Letter: Partisanship not motivation for governor
Tuesday, Nov. 14, 2000 | 10:39 a.m.
To hear the press talk, if a Democrat likes Coke and a Republican prefers Pepsi, it must be due to partisanship. There apparently is no longer any room for simple, honest or philosophical disagreement in the body politic.
Case in point: In his "Where I Stand" column on Nov. 9, Brian Greenspun attributed Gov. Kenny Guinn's television attack advertisements against Rep.

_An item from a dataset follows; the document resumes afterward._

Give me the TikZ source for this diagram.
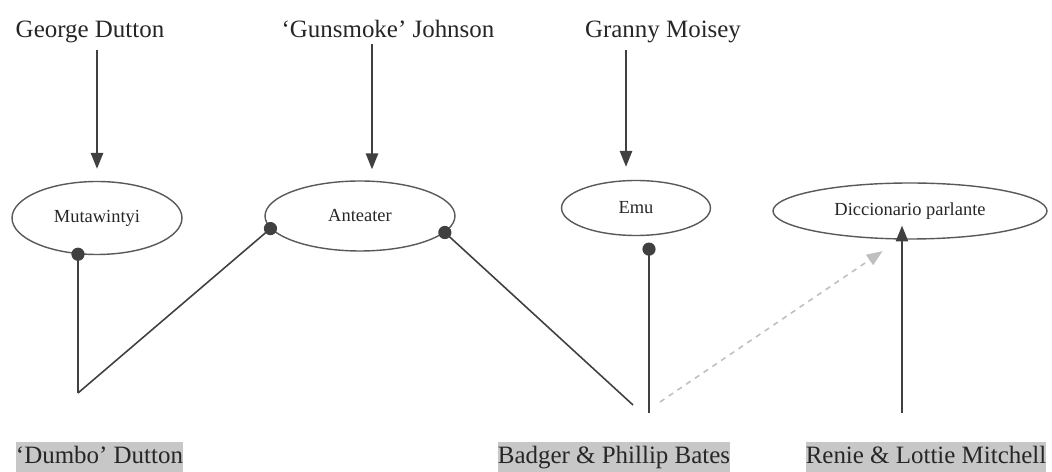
\documentclass[tikz,border=0pt]{standalone}
\usepackage{fontspec}
\setmainfont{Liberation Serif}
\usetikzlibrary{shapes.geometric,arrows.meta}
\begin{document}
\begin{tikzpicture}[x=0.02cm,y=-0.02cm,
    person/.style={text=black!85,anchor=base,font=\fontsize{14.2}{17}\selectfont},
    origin/.style={person,fill=black!22,inner sep=0pt,text height=12.8pt,text depth=5pt},
    nickname/.style={ellipse,draw=black!65,line width=.8pt,inner sep=0pt,text=black!85,font=\fontsize{10.5}{12}\selectfont},
    given/.style={draw=black!75,line width=.9pt,-{Triangle[length=9pt,width=7pt]}},
    link/.style={draw=black!75,line width=.9pt,{Circle[length=7.5pt]}-,shorten <=-3.75pt},
    guess/.style={draw=black!25,dashed,line width=.9pt,-{Triangle[length=9pt,width=7pt]}}]
    \useasboundingbox (0,0) rectangle (1052,472);

    \node[person] at (90,38) (george) {George Dutton};
    \node[person] at (388,38) (gunsmoke) {‘Gunsmoke’ Johnson};
    \node[person] at (663,38) (granny) {Granny Moisey};

    \node[nickname,minimum width=3.4cm,minimum height=1.46cm] at (97,218) (muta) {Mutawintyi};
    \node[nickname,minimum width=3.8cm,minimum height=1.4cm] at (360,216) (anteater) {Anteater};
    \node[nickname,minimum width=2.98cm,minimum height=1.1cm] at (636,208) (emu) {Emu};
    \node[nickname,minimum width=5.48cm,minimum height=1.12cm] at (910,211) (dicc) {Diccionario parlante};

    \node[origin] at (99.5,464) (dumbo) {‘Dumbo’ Dutton};
    \node[origin] at (614,464) (badger) {Badger \& Phillip Bates};
    \node[origin] at (926,464) (renie) {Renie \& Lottie Mitchell};

    \coordinate (dumboend) at (78,393);
    \coordinate (badgerend) at (633,405);
    \coordinate (batesend) at (649,413);
    \coordinate (guessfrom) at (660,402);
    \coordinate (renieend) at (902,413);

    \draw[given,shorten >=.24cm] (muta.north |- george.south) -- (muta.north);
    \draw[given,shorten >=.22cm] ([xshift=.24cm]anteater.north |- gunsmoke.south) -- ([xshift=.24cm]anteater.north);
    \draw[given,shorten >=.26cm] ([xshift=-.2cm]emu.north |- granny.south) -- ([xshift=-.2cm]emu.north);

    \draw[link] (dumboend |- muta.-118) -- (dumboend);
    \draw[link] (anteater.188) -- (dumboend);
    \draw[link] (anteater.-11) -- (badgerend);
    \draw[link,shorten <=3.6pt] (batesend |- emu.south) -- (batesend);
    \draw[guess,shorten >=.41cm] (guessfrom) -- (dicc.250);
    \draw[given,shorten >=-8pt] (renieend) -- (renieend |- dicc.south);
\end{tikzpicture}
\end{document}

Shelley Berkley in Nevada's 1st Congressional District race to "ugly partisanship." But the truth is, as anyone who has followed this saga clearly knows, Guinn's decision to get involved in that race had nothing to do with the fact that he was a Republican and Berkley was a Democrat.
It was purely personal.
As we are increasingly coming to learn, our governor can be a bit thin-skinned whenever someone disagrees with him on an issue, and takes such public-policy criticisms very personally. Berkley voiced opposition to the governor's prescription drug plan for seniors, and the governor struck back at her out of personal pique, not ugly partisanship. As an unapologetic Republican partisan myself, I wish it were otherwise. But I've seen little or no evidence that Guinn has a partisan GOP bone in his body.
I encourage the media to be a little more circumspect in its overuse of the "partisan" card, lest the word become as hollow in meaning as the word "liberal."